### SUPPLIED INFORMATION ###

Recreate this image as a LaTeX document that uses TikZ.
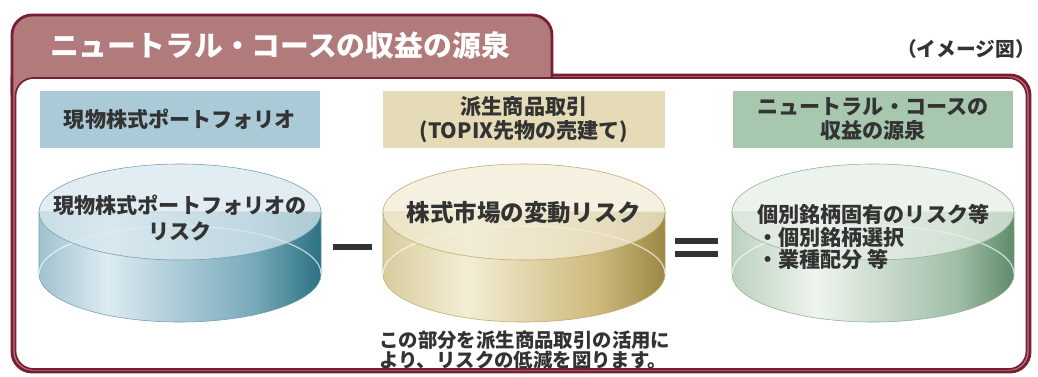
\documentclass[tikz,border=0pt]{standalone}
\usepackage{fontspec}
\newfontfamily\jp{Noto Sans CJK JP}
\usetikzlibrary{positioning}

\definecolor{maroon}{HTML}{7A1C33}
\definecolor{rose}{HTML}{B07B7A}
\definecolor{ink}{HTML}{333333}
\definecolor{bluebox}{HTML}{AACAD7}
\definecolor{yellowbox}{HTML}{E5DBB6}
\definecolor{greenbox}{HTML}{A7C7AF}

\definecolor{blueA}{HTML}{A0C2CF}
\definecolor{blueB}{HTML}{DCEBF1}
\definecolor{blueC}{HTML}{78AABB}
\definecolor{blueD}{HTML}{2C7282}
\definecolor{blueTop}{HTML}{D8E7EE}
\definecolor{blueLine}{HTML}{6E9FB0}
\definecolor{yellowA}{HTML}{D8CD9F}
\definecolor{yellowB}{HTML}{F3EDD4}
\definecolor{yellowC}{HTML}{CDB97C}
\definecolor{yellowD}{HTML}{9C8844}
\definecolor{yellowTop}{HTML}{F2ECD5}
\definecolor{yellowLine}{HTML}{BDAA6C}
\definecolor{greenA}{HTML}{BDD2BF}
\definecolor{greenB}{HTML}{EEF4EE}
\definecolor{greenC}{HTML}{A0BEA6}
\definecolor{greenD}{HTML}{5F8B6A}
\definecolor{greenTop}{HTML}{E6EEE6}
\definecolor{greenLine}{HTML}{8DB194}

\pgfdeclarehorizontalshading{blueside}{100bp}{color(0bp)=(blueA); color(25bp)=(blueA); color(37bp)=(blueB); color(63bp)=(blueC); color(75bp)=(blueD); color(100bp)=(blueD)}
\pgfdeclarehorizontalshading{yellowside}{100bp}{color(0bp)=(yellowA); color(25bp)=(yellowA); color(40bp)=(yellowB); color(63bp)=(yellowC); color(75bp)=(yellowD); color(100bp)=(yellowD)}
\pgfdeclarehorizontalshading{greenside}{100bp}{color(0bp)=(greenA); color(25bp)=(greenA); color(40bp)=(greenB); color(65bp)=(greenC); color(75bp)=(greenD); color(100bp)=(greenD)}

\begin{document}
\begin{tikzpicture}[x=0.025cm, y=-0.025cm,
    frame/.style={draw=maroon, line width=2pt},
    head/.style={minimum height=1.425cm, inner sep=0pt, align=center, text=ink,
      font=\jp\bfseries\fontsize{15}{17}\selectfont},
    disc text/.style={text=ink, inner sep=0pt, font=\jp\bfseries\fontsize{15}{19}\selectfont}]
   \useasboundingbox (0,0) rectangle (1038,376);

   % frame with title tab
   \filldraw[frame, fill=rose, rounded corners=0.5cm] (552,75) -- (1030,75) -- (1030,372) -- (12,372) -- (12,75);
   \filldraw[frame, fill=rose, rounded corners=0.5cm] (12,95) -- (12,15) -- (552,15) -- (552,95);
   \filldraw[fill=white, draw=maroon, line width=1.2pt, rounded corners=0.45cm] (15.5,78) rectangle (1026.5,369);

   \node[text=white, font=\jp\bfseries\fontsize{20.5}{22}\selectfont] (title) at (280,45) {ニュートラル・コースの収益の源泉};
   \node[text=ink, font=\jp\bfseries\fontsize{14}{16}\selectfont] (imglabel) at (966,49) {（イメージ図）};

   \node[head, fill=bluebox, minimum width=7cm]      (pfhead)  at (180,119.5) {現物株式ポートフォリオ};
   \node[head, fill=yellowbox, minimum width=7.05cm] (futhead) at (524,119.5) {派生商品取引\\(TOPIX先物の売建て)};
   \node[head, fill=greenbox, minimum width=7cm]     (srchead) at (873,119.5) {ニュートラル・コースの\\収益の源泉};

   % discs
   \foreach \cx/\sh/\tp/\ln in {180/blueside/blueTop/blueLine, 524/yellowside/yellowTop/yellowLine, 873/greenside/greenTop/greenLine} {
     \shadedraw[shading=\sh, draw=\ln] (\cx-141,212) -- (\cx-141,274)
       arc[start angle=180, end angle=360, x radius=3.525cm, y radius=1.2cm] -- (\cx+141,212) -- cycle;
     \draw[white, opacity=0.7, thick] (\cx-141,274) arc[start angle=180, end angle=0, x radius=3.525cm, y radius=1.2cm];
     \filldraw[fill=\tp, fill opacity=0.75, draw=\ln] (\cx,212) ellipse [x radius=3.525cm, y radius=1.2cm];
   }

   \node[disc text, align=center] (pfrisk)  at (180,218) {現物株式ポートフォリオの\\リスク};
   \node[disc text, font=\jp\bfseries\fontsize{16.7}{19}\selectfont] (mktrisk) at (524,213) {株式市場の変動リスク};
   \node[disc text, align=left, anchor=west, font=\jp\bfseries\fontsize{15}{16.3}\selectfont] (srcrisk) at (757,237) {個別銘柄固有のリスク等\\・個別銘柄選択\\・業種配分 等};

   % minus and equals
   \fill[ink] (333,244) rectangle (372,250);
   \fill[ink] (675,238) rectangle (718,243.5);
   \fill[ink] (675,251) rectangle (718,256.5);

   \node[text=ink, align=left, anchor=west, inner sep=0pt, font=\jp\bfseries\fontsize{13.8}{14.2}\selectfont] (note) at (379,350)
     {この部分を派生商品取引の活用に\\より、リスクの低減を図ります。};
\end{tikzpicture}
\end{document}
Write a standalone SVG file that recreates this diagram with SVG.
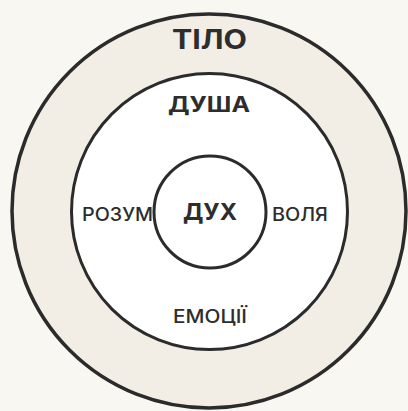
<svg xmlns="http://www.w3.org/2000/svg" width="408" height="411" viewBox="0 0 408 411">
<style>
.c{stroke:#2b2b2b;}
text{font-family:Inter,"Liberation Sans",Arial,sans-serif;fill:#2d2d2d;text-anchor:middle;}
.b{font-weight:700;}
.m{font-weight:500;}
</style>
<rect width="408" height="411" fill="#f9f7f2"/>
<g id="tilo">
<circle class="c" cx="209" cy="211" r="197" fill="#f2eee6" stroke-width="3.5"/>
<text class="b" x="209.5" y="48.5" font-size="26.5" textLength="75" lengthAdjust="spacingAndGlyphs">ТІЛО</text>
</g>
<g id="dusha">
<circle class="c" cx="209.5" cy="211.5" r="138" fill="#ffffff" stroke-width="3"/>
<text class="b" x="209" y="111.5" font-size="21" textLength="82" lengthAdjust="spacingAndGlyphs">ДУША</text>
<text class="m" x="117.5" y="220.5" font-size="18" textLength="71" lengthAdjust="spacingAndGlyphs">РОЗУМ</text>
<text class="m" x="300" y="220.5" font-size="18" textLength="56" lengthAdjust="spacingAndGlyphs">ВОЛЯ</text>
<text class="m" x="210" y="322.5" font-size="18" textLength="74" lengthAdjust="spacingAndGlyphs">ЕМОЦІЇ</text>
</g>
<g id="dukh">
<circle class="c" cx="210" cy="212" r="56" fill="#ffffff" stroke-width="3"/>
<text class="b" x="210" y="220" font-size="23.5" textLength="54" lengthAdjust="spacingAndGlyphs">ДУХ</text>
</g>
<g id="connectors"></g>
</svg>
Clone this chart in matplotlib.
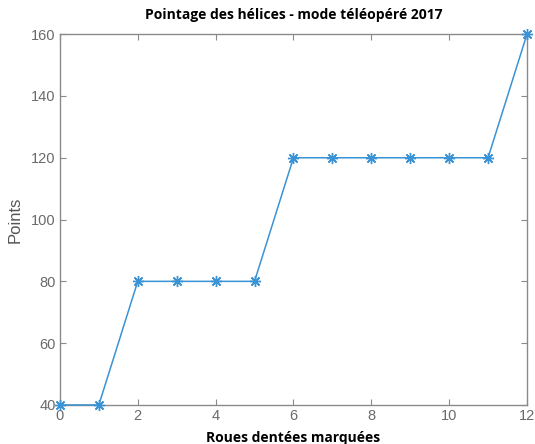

###

■ DIRECTIONS FOR THIS TASK: Without the pictures, print the records in full, exactly as they appear.

■ RESULT OF THIS TASK:
Recreate this image as a LaTeX document that uses TikZ.
\documentclass[tikz,border=0pt]{standalone}
\usepackage{fontspec}
\newfontfamily\jp{Noto Sans CJK JP}
\usetikzlibrary{positioning}

\definecolor{maroon}{HTML}{7A1C33}
\definecolor{rose}{HTML}{B07B7A}
\definecolor{ink}{HTML}{333333}
\definecolor{bluebox}{HTML}{AACAD7}
\definecolor{yellowbox}{HTML}{E5DBB6}
\definecolor{greenbox}{HTML}{A7C7AF}

\definecolor{blueA}{HTML}{A0C2CF}
\definecolor{blueB}{HTML}{DCEBF1}
\definecolor{blueC}{HTML}{78AABB}
\definecolor{blueD}{HTML}{2C7282}
\definecolor{blueTop}{HTML}{D8E7EE}
\definecolor{blueLine}{HTML}{6E9FB0}
\definecolor{yellowA}{HTML}{D8CD9F}
\definecolor{yellowB}{HTML}{F3EDD4}
\definecolor{yellowC}{HTML}{CDB97C}
\definecolor{yellowD}{HTML}{9C8844}
\definecolor{yellowTop}{HTML}{F2ECD5}
\definecolor{yellowLine}{HTML}{BDAA6C}
\definecolor{greenA}{HTML}{BDD2BF}
\definecolor{greenB}{HTML}{EEF4EE}
\definecolor{greenC}{HTML}{A0BEA6}
\definecolor{greenD}{HTML}{5F8B6A}
\definecolor{greenTop}{HTML}{E6EEE6}
\definecolor{greenLine}{HTML}{8DB194}

\pgfdeclarehorizontalshading{blueside}{100bp}{color(0bp)=(blueA); color(25bp)=(blueA); color(37bp)=(blueB); color(63bp)=(blueC); color(75bp)=(blueD); color(100bp)=(blueD)}
\pgfdeclarehorizontalshading{yellowside}{100bp}{color(0bp)=(yellowA); color(25bp)=(yellowA); color(40bp)=(yellowB); color(63bp)=(yellowC); color(75bp)=(yellowD); color(100bp)=(yellowD)}
\pgfdeclarehorizontalshading{greenside}{100bp}{color(0bp)=(greenA); color(25bp)=(greenA); color(40bp)=(greenB); color(65bp)=(greenC); color(75bp)=(greenD); color(100bp)=(greenD)}

\begin{document}
\begin{tikzpicture}[x=0.025cm, y=-0.025cm,
    frame/.style={draw=maroon, line width=2pt},
    head/.style={minimum height=1.425cm, inner sep=0pt, align=center, text=ink,
      font=\jp\bfseries\fontsize{15}{17}\selectfont},
    disc text/.style={text=ink, inner sep=0pt, font=\jp\bfseries\fontsize{15}{19}\selectfont}]
   \useasboundingbox (0,0) rectangle (1038,376);

   % frame with title tab
   \filldraw[frame, fill=rose, rounded corners=0.5cm] (552,75) -- (1030,75) -- (1030,372) -- (12,372) -- (12,75);
   \filldraw[frame, fill=rose, rounded corners=0.5cm] (12,95) -- (12,15) -- (552,15) -- (552,95);
   \filldraw[fill=white, draw=maroon, line width=1.2pt, rounded corners=0.45cm] (15.5,78) rectangle (1026.5,369);

   \node[text=white, font=\jp\bfseries\fontsize{20.5}{22}\selectfont] (title) at (280,45) {ニュートラル・コースの収益の源泉};
   \node[text=ink, font=\jp\bfseries\fontsize{14}{16}\selectfont] (imglabel) at (966,49) {（イメージ図）};

   \node[head, fill=bluebox, minimum width=7cm]      (pfhead)  at (180,119.5) {現物株式ポートフォリオ};
   \node[head, fill=yellowbox, minimum width=7.05cm] (futhead) at (524,119.5) {派生商品取引\\(TOPIX先物の売建て)};
   \node[head, fill=greenbox, minimum width=7cm]     (srchead) at (873,119.5) {ニュートラル・コースの\\収益の源泉};

   % discs
   \foreach \cx/\sh/\tp/\ln in {180/blueside/blueTop/blueLine, 524/yellowside/yellowTop/yellowLine, 873/greenside/greenTop/greenLine} {
     \shadedraw[shading=\sh, draw=\ln] (\cx-141,212) -- (\cx-141,274)
       arc[start angle=180, end angle=360, x radius=3.525cm, y radius=1.2cm] -- (\cx+141,212) -- cycle;
     \draw[white, opacity=0.7, thick] (\cx-141,274) arc[start angle=180, end angle=0, x radius=3.525cm, y radius=1.2cm];
     \filldraw[fill=\tp, fill opacity=0.75, draw=\ln] (\cx,212) ellipse [x radius=3.525cm, y radius=1.2cm];
   }

   \node[disc text, align=center] (pfrisk)  at (180,218) {現物株式ポートフォリオの\\リスク};
   \node[disc text, font=\jp\bfseries\fontsize{16.7}{19}\selectfont] (mktrisk) at (524,213) {株式市場の変動リスク};
   \node[disc text, align=left, anchor=west, font=\jp\bfseries\fontsize{15}{16.3}\selectfont] (srcrisk) at (757,237) {個別銘柄固有のリスク等\\・個別銘柄選択\\・業種配分 等};

   % minus and equals
   \fill[ink] (333,244) rectangle (372,250);
   \fill[ink] (675,238) rectangle (718,243.5);
   \fill[ink] (675,251) rectangle (718,256.5);

   \node[text=ink, align=left, anchor=west, inner sep=0pt, font=\jp\bfseries\fontsize{13.8}{14.2}\selectfont] (note) at (379,350)
     {この部分を派生商品取引の活用に\\より、リスクの低減を図ります。};
\end{tikzpicture}
\end{document}
Write a standalone SVG file that recreates this diagram with SVG.
<svg xmlns="http://www.w3.org/2000/svg" width="408" height="411" viewBox="0 0 408 411">
<style>
.c{stroke:#2b2b2b;}
text{font-family:Inter,"Liberation Sans",Arial,sans-serif;fill:#2d2d2d;text-anchor:middle;}
.b{font-weight:700;}
.m{font-weight:500;}
</style>
<rect width="408" height="411" fill="#f9f7f2"/>
<g id="tilo">
<circle class="c" cx="209" cy="211" r="197" fill="#f2eee6" stroke-width="3.5"/>
<text class="b" x="209.5" y="48.5" font-size="26.5" textLength="75" lengthAdjust="spacingAndGlyphs">ТІЛО</text>
</g>
<g id="dusha">
<circle class="c" cx="209.5" cy="211.5" r="138" fill="#ffffff" stroke-width="3"/>
<text class="b" x="209" y="111.5" font-size="21" textLength="82" lengthAdjust="spacingAndGlyphs">ДУША</text>
<text class="m" x="117.5" y="220.5" font-size="18" textLength="71" lengthAdjust="spacingAndGlyphs">РОЗУМ</text>
<text class="m" x="300" y="220.5" font-size="18" textLength="56" lengthAdjust="spacingAndGlyphs">ВОЛЯ</text>
<text class="m" x="210" y="322.5" font-size="18" textLength="74" lengthAdjust="spacingAndGlyphs">ЕМОЦІЇ</text>
</g>
<g id="dukh">
<circle class="c" cx="210" cy="212" r="56" fill="#ffffff" stroke-width="3"/>
<text class="b" x="210" y="220" font-size="23.5" textLength="54" lengthAdjust="spacingAndGlyphs">ДУХ</text>
</g>
<g id="connectors"></g>
</svg>
Clone this chart in matplotlib.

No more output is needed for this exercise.